*Exercise*. Identify every line containing the word "React" and reproduce each one.

*Data segment*.

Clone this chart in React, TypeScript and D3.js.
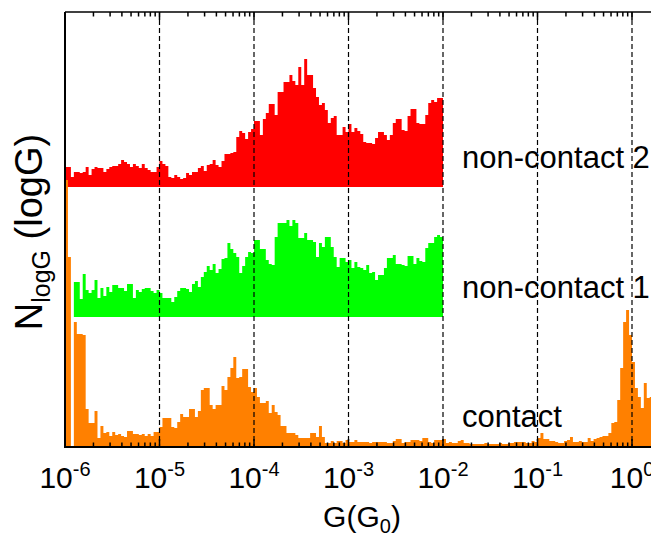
import React from 'react';
import * as d3 from 'd3';

// Log-binned conductance histograms, 32 bins per decade starting at G = 1e-6 G0.
const BIN_START_LOG = -6;
const BINS_PER_DECADE = 32;

// Counts (arbitrary units) per bin.
const contactCounts = [
  267, 190, 0, 125, 113, 113, 112, 38, 24, 24,
  36, 9, 21, 14, 15, 11, 15, 12, 13, 11,
  10, 16, 16, 13, 13, 12, 13, 11, 13, 11,
  15, 15, 20, 29, 29, 29, 20, 19, 25, 33,
  30, 30, 38, 38, 30, 36, 57, 59, 59, 42,
  38, 42, 42, 61, 57, 70, 79, 90, 69, 70,
  78, 78, 60, 55, 59, 50, 44, 44, 46, 34,
  42, 35, 32, 21, 21, 14, 14, 14, 12, 9,
  9, 9, 9, 14, 14, 10, 21, 10, 4, 4,
  6, 4, 6, 6, 4, 7, 5, 5, 7, 5,
  5, 5, 5, 4, 5, 5, 5, 5, 5, 4,
  4, 6, 8, 8, 4, 5, 5, 7, 7, 7,
  6, 9, 9, 5, 4, 7, 7, 7, 8, 4,
  5, 4, 4, 6, 7, 4, 4, 3, 3, 3,
  3, 3, 4, 3, 3, 3, 3, 4, 3, 3,
  4, 4, 5, 5, 5, 5, 4, 4, 6, 5,
  9, 14, 8, 8, 6, 6, 5, 4, 4, 6,
  7, 10, 5, 5, 6, 5, 5, 9, 6, 8,
  9, 10, 11, 11, 14, 24, 25, 47, 79, 125,
  137, 112, 85, 59, 50, 39, 64, 49, 50,
];

const nonContact1Counts = [
  0, 0, 0, 35, 35, 18, 43, 27, 24, 27,
  37, 19, 29, 21, 30, 25, 32, 32, 29, 29,
  26, 33, 33, 19, 27, 25, 28, 29, 29, 26,
  24, 27, 24, 19, 19, 19, 15, 20, 26, 29,
  29, 28, 25, 33, 36, 30, 40, 45, 51, 47,
  53, 44, 48, 58, 59, 74, 68, 64, 60, 44,
  51, 60, 65, 64, 77, 77, 68, 68, 57, 53,
  52, 80, 94, 94, 94, 97, 91, 97, 94, 79,
  79, 84, 77, 77, 75, 60, 74, 70, 80, 80,
  70, 60, 50, 59, 59, 55, 57, 49, 55, 50,
  49, 47, 52, 44, 45, 37, 42, 42, 49, 59,
  59, 62, 53, 53, 52, 51, 61, 61, 53, 59,
  56, 55, 69, 74, 74, 80, 82, 80,
];

const nonContact2Counts = [
  20, 20, 10, 15, 15, 14, 15, 20, 12, 18,
  20, 19, 19, 15, 18, 20, 21, 21, 23, 27,
  25, 23, 20, 23, 21, 19, 23, 19, 17, 15,
  15, 20, 26, 23, 21, 10, 9, 12, 10, 8,
  9, 14, 12, 15, 15, 19, 21, 16, 22, 23,
  27, 22, 20, 26, 33, 33, 34, 35, 50, 56,
  54, 48, 55, 58, 66, 66, 52, 68, 74, 83,
  83, 72, 95, 95, 105, 105, 112, 106, 102, 120,
  102, 128, 112, 112, 99, 90, 82, 84, 77, 64,
  69, 71, 52, 52, 60, 55, 63, 55, 59, 56,
  53, 45, 44, 44, 43, 49, 55, 55, 52, 47,
  52, 64, 68, 68, 57, 56, 71, 78, 78, 64,
  63, 63, 72, 84, 87, 85, 89, 89,
];

// Series: label, colour, vertical offset (same units as counts).
const seriesNames = ['non-contact 2', 'non-contact 1', 'contact'];
const seriesColors = ['#ff0000', '#00ff00', '#ff8000'];
const seriesOffsets = [260, 130, 0];
const seriesCounts = [nonContact2Counts, nonContact1Counts, contactCounts];

const tickExponents = [-6, -5, -4, -3, -2, -1, 0];
const gridExponents = [-5, -4, -3, -2, -1, 0];

const W = 651;
const H = 534;
const PLOT = { left: 65, top: 12, bottom: 447, right: 665 };
const DECADE_PX = 94.5;
const FONT = '"Liberation Sans", Arial, Helvetica, sans-serif';

export default function App() {
  const x = d3
    .scaleLog()
    .domain([1e-6, Math.pow(10, (PLOT.right - PLOT.left) / DECADE_PX - 6)])
    .range([PLOT.left, PLOT.right]);
  const y = d3.scaleLinear().domain([0, 435]).range([PLOT.bottom, PLOT.top]);

  const binEdge = (i: number) => Math.pow(10, BIN_START_LOG + i / BINS_PER_DECADE);

  const histPath = (counts: number[], offset: number) => {
    const pts: [number, number][] = counts.map((c, i) => [binEdge(i), c]);
    pts.push([binEdge(counts.length), counts[counts.length - 1]]);
    const area = d3
      .area<[number, number]>()
      .x((d) => x(d[0]))
      .y0(y(offset))
      .y1((d) => y(offset + d[1]))
      .curve(d3.curveStepAfter);
    return area(pts) || '';
  };

  const minorTicks = x.ticks().filter((t) => {
    const m = t / Math.pow(10, Math.floor(Math.log10(t) + 1e-9));
    return Math.abs(m - 1) > 1e-6;
  });
  const majorTicks = tickExponents.map((e) => Math.pow(10, e));

  return (
    <svg
      width={W}
      height={H}
      style={{ position: 'absolute', left: 0, top: 0, background: '#fff' }}
      fontFamily={FONT}
    >
      <defs>
        <clipPath id="plot-clip">
          <rect x={PLOT.left} y={PLOT.top} width={PLOT.right - PLOT.left} height={PLOT.bottom - PLOT.top} />
        </clipPath>
      </defs>
      <rect x={0} y={0} width={W} height={H} fill="#fff" />

      <g clipPath="url(#plot-clip)">
        {seriesCounts.map((counts, k) => (
          <path key={seriesNames[k]} d={histPath(counts, seriesOffsets[k])} fill={seriesColors[k]} />
        ))}
      </g>

      {/* decade grid */}
      {gridExponents.map((e) => (
        <line
          key={'g' + e}
          x1={x(Math.pow(10, e))}
          x2={x(Math.pow(10, e))}
          y1={PLOT.top}
          y2={PLOT.bottom}
          stroke="#000"
          strokeWidth={1.2}
          strokeDasharray="5,3"
        />
      ))}

      {/* frame */}
      <line x1={PLOT.left} x2={W + 2} y1={PLOT.top} y2={PLOT.top} stroke="#000" strokeWidth={1.6} />
      <line x1={PLOT.left} x2={W + 2} y1={PLOT.bottom} y2={PLOT.bottom} stroke="#000" strokeWidth={2} />
      <line x1={PLOT.left} x2={PLOT.left} y1={PLOT.top} y2={PLOT.bottom + 1} stroke="#000" strokeWidth={2} />

      {/* minor ticks, bottom and top, pointing inward */}
      {minorTicks.map((t, i) => (
        <g key={'m' + i}>
          <line x1={x(t)} x2={x(t)} y1={PLOT.bottom} y2={PLOT.bottom - 4.5} stroke="#000" strokeWidth={1.5} />
          <line x1={x(t)} x2={x(t)} y1={PLOT.top} y2={PLOT.top + 4.5} stroke="#000" strokeWidth={1.5} />
        </g>
      ))}
      {majorTicks.map((t, i) => (
        <g key={'M' + i}>
          <line x1={x(t)} x2={x(t)} y1={PLOT.bottom} y2={PLOT.bottom - 8} stroke="#000" strokeWidth={1.5} />
          <line x1={x(t)} x2={x(t)} y1={PLOT.top} y2={PLOT.top + 8} stroke="#000" strokeWidth={1.5} />
        </g>
      ))}

      {/* tick labels */}
      {tickExponents.map((e) => (
        <text key={'t' + e} x={x(Math.pow(10, e))} y={488} textAnchor="middle" fontSize={30} fill="#000">
          <tspan>10</tspan>
          <tspan fontSize={20} dy={-12}>{String(e)}</tspan>
        </text>
      ))}

      {/* axis titles */}
      <text x={362} y={527} textAnchor="middle" fontSize={30} fill="#000">
        <tspan>G(G</tspan>
        <tspan fontSize={20} dy={6}>0</tspan>
        <tspan dy={-6}>)</tspan>
      </text>
      <text transform="translate(42,232) rotate(-90)" textAnchor="middle" fontSize={38} fill="#000">
        <tspan>N</tspan>
        <tspan fontSize={25} dy={8}>logG</tspan>
        <tspan dy={-8}> (logG)</tspan>
      </text>

      {/* series labels */}
      <text x={462} y={168} fontSize={31} fill="#000">{seriesNames[0]}</text>
      <text x={462} y={298} fontSize={31} fill="#000">{seriesNames[1]}</text>
      <text x={462} y={427} fontSize={31} fill="#000">{seriesNames[2]}</text>
    </svg>
  );
}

*In response*.
Clone this chart in React, TypeScript and D3.js.
import React from 'react';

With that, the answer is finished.